We have made the same calculation using “only” 35 cycles at best/39 at worst. Taking an average of 37 cycles, we can now scale our image in a bit less than two seconds, a ten-fold improvement over the first algorithm. But we can do better!

Our formula can also be rewritten as scaled_value = value*1.5/2, that is, scaled_value = (value>>1 + value)>>1. It looks like it could lead to loss of precision, but it doesn’t. That will simplify greatly the previous algorithm, as we will be able to do 9-bits math (the carry being the 9th bit):

lda value      ; load our value
lsr a          ; divide it by 2 (sets the carry if low bit=1)
clc            ; clear the carry, we don't care about
               ; what the low bit was
adc value      ; add our value to its half (sets the carry if >255)
ror a          ; divide by two, bringing the carry to the high bit.

We’re now at a nice 12 cycles per operation! And we’re able to scale our image in only 0.6 seconds.

Should we stop there? We also know that “there is no faster computation than the one you already know the result of”, which, is 6502 assembly, translates to “provide lookup tables to spare computing to the computer”. It often comes trading size for speed: in this case, we’ll need a table of 256 values containing pre-calculated results of X*3/4.

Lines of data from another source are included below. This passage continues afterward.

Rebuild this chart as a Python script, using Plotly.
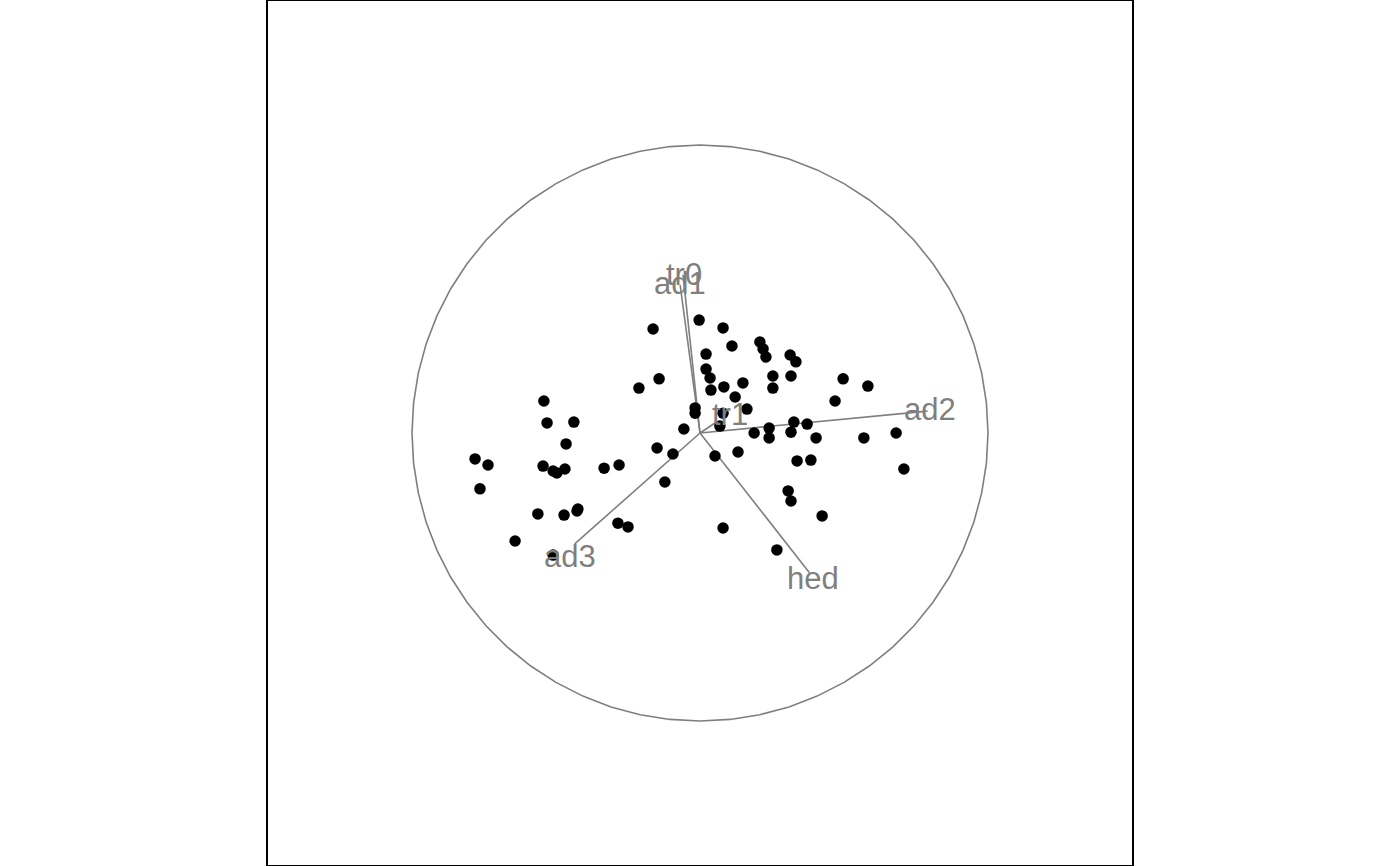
import numpy as np
import plotly.graph_objects as go

# Projected data points (tour projection coordinates; circle radius = 1)
proj_x = [-0.163, -0.003, 0.080, 0.111, 0.021, 0.208, 0.219, 0.229, 0.313, 0.333,
          0.021, 0.035, 0.038, 0.083, 0.149, 0.122, 0.253, 0.253, 0.316, -0.142,
          -0.212, 0.497, 0.583, 0.469, -0.017, -0.017, 0.080, 0.163, 0.069, -0.056,
          -0.149, -0.094, 0.052, 0.132, 0.188, 0.240, 0.240, 0.326, 0.316, 0.372,
          0.403, 0.569, 0.681, 0.708, 0.337, 0.385, 0.306, 0.316, 0.424, 0.080,
          0.267, -0.122, -0.542, -0.531, -0.438, -0.465, -0.781, -0.736, -0.545, -0.510,
          -0.497, -0.469, -0.333, -0.281, -0.764, -0.563, -0.472, -0.424, -0.427, -0.285,
          -0.250, -0.642, -0.510]
proj_y = [0.361, 0.392, 0.365, 0.302, 0.274, 0.316, 0.292, 0.264, 0.271, 0.247,
          0.222, 0.191, 0.149, 0.160, 0.174, 0.125, 0.198, 0.156, 0.198, 0.188,
          0.156, 0.188, 0.163, 0.111, 0.087, 0.069, 0.069, 0.083, 0.024, 0.014,
          -0.052, -0.073, -0.080, -0.066, 0.000, 0.017, -0.017, 0.038, 0.003, 0.031,
          -0.017, -0.017, 0.000, -0.125, -0.097, -0.094, -0.201, -0.236, -0.288, -0.330,
          -0.406, -0.170, 0.111, 0.035, 0.038, -0.038, -0.090, -0.111, -0.115, -0.132,
          -0.139, -0.125, -0.122, -0.111, -0.194, -0.281, -0.285, -0.264, -0.271, -0.313,
          -0.326, -0.375, -0.424]

# Projection axes (variable contributions)
axis_names = ["tr0", "ad1", "ad2", "hed", "ad3", "tr1"]
axis_x = [-0.059, -0.069, 0.790, 0.380, -0.435, 0.060]
axis_y = [0.549, 0.514, 0.076, -0.485, -0.385, 0.040]

GREY = "#7F7F7F"
R = 433 / 288  # half-width of square plotting region in data units

fig = go.Figure()

# unit circle (polygon as drawn by R)
theta = np.linspace(0, 2 * np.pi, 61)
fig.add_trace(go.Scatter(x=np.cos(theta), y=np.sin(theta), mode="lines",
                         line=dict(color=GREY, width=1.6), hoverinfo="skip"))

# axis segments
for ax_, ay_ in zip(axis_x, axis_y):
    fig.add_trace(go.Scatter(x=[0, ax_], y=[0, ay_], mode="lines",
                             line=dict(color=GREY, width=1.6), hoverinfo="skip"))

# points
fig.add_trace(go.Scatter(x=proj_x, y=proj_y, mode="markers",
                         marker=dict(color="black", size=11.5, line=dict(width=0))))

# axis labels
label_shift = [(1, 0), (0, 1), (2, 2), (4, -6), (-5, -13), (13, 7)]
for name, ax_, ay_, (sx, sy) in zip(axis_names, axis_x, axis_y, label_shift):
    fig.add_annotation(x=ax_, y=ay_, text=name, showarrow=False,
                       xshift=sx, yshift=sy,
                       font=dict(family="Liberation Sans, Arial, sans-serif",
                                 size=31, color=GREY),
                       xanchor="center", yanchor="middle")

fig.add_shape(type="rect", xref="paper", yref="paper", x0=0, x1=1, y0=0, y1=1,
              line=dict(color="black", width=2))

fig.update_layout(
    width=1400, height=866,
    margin=dict(l=267, r=267, t=0, b=0),
    paper_bgcolor="white", plot_bgcolor="white",
    showlegend=False,
    xaxis=dict(range=[-R, R], visible=False, showgrid=False, zeroline=False),
    yaxis=dict(range=[-R, R], visible=False, showgrid=False, zeroline=False),
)

fig.write_html("out.html", config={"displayModeBar": False},
               post_script="document.body.style.margin='0px';document.body.style.padding='0px';")
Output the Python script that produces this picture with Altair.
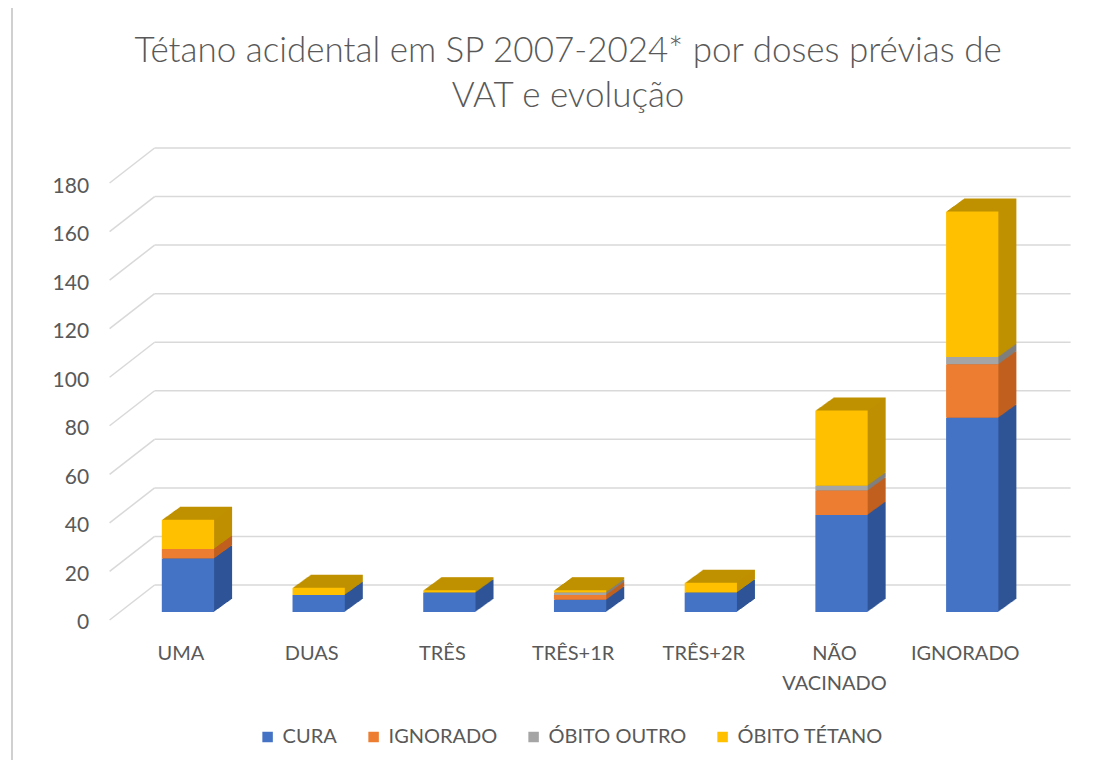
import altair as alt
import pandas as pd

# ---- data ----
categorias = ["UMA", "DUAS", "TRÊS", "TRÊS+1R", "TRÊS+2R", "NÃO VACINADO", "IGNORADO"]
series = ["CURA", "IGNORADO", "ÓBITO OUTRO", "ÓBITO TÉTANO"]
cura = [22, 7, 8, 5, 8, 40, 80]
ignorado = [4, 0, 0, 2, 0, 10, 22]
obito_outro = [0, 0, 0, 1, 0, 2, 3]
obito_tetano = [12, 3, 1, 1, 4, 31, 60]
marcas_y = [0, 20, 40, 60, 80, 100, 120, 140, 160, 180]

titulo = ["Tétano acidental em SP 2007-2024* por doses prévias de", "VAT e evolução"]

# ---- styling ----
FONT = "Lato"
TXT = "#595959"
cores = ["#4472c4", "#ed7d31", "#a5a5a5", "#ffc000"]
cores_escuras = ["#2f5597", "#c0601f", "#7f7f7f", "#bf9000"]
GRID = "#d9d9d9"

rows = []
for ordem, (s, vals) in enumerate(zip(series, [cura, ignorado, obito_outro, obito_tetano])):
    for c, v in zip(categorias, vals):
        rows.append({"categoria": c, "serie": s, "ordem": ordem, "valor": v})
df = pd.DataFrame(rows)
grade = pd.DataFrame({"v": marcas_y})

W, H = 915, 437
x_scale = alt.Scale(domain=categorias, paddingInner=0.6, paddingOuter=0.3)
y_scale = alt.Scale(domain=[0, 180], nice=False, zero=True)

x_axis = alt.Axis(title=None, domain=False, ticks=False, tickSize=0, grid=False,
                  labelAngle=0, labelFontSize=20, labelColor=TXT, labelFont=FONT,
                  labelPadding=24, labelExpr="split(datum.value, ' ')", labelLineHeight=30)
y_axis = alt.Axis(title=None, domain=False, ticks=False, tickSize=0, grid=False,
                  labelFontSize=21, labelColor=TXT, labelFont=FONT, labelPadding=27,
                  labelOffset=3, values=marcas_y)

FX, FY = 7, -8          # front face offset from floor front edge
DX, DY = 18, -13        # depth of the 3D columns
WALL_X0, WALL_X1, WALL_DY = 39, 955, -35

back = alt.Chart(grade).mark_rule(color=GRID, strokeWidth=1.5, yOffset=WALL_DY).encode(
    x=alt.value(WALL_X0), x2=alt.value(WALL_X1),
    y=alt.Y("v:Q", scale=y_scale, axis=y_axis))

side = alt.Chart(grade).mark_rule(color=GRID, strokeWidth=1.5, y2Offset=WALL_DY).encode(
    x=alt.value(-6), x2=alt.value(WALL_X0),
    y=alt.Y("v:Q", scale=y_scale, axis=y_axis), y2="v:Q")

borda = alt.Chart(grade).mark_rule(color="#d0d0d0", strokeWidth=1.5).encode(
    x=alt.value(-103.6), y=alt.value(-175), y2=alt.value(577))

layers = [borda, back, side]
N = 18
for i in range(N, 0, -1):
    ox = FX + DX * i / N
    oy = FY + DY * i / N
    layers.append(
        alt.Chart(df).mark_bar(xOffset=ox, x2Offset=ox, yOffset=oy, y2Offset=oy, strokeWidth=0).encode(
            x=alt.X("categoria:N", scale=x_scale, axis=x_axis, sort=categorias),
            y=alt.Y("valor:Q", stack="zero", scale=y_scale, axis=y_axis),
            color=alt.Color("serie:N", scale=alt.Scale(domain=series, range=cores_escuras), legend=None),
            order=alt.Order("ordem:Q"),
        )
    )

front = alt.Chart(df).mark_bar(xOffset=FX, x2Offset=FX, yOffset=FY, y2Offset=FY, strokeWidth=0).encode(
    x=alt.X("categoria:N", scale=x_scale, axis=x_axis, sort=categorias),
    y=alt.Y("valor:Q", stack="zero", scale=y_scale, axis=y_axis),
    color=alt.Color("serie:N", scale=alt.Scale(domain=series, range=cores),
                    legend=alt.Legend(title=None, orient="none", legendX=142, legendY=544,
                                      direction="horizontal", symbolType="square", symbolSize=110,
                                      symbolStrokeWidth=0, labelFontSize=20, labelFont=FONT,
                                      labelColor=TXT, columnPadding=26, labelOffset=5)),
    order=alt.Order("ordem:Q"),
)
layers.append(front)

chart = alt.layer(*layers).resolve_scale(color="independent").resolve_legend(color="independent").properties(
    width=W, height=H,
    background="white",
    title=alt.Title(text=titulo, fontSize=35, font=FONT, color=TXT, fontWeight=300,
                    lineHeight=45, anchor="middle", offset=0, dy=107, dx=-5),
    padding={"left": 107.6, "top": 175, "right": 70, "bottom": 140},
    autosize=alt.AutoSizeParams(type="none"),
).configure_view(stroke=None)

chart.save("out.html", embed_options={"renderer": "svg", "actions": False})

I didn’t really want to dedicate a full memory page to that little part of a much larger program where memory constraints exist… But, this program already has a few buffers that are completely unused, and trashable, during this scaling operation. So, instead of providing a dedicated, calculated at build time table, I will just generate it before starting scaling, applying the formula only once for every possible value in the 0-255 range:

 ldy #$00       ; start at 0

:
 tya            ; transfer to A
 ....           ; the previous 12-cycles *1.5/2 algorithm goes here
 sta table,y    ; store the result
 iny
 bne :-         ; and loop 256 times.

Our table is now built at runtime, which has a cost of less than 6000 cycles, and scaling down a pixel is now just a matter of lda table,y: 4 cycles. We just went from needing 10 seconds to scale an image, to 0.2 seconds.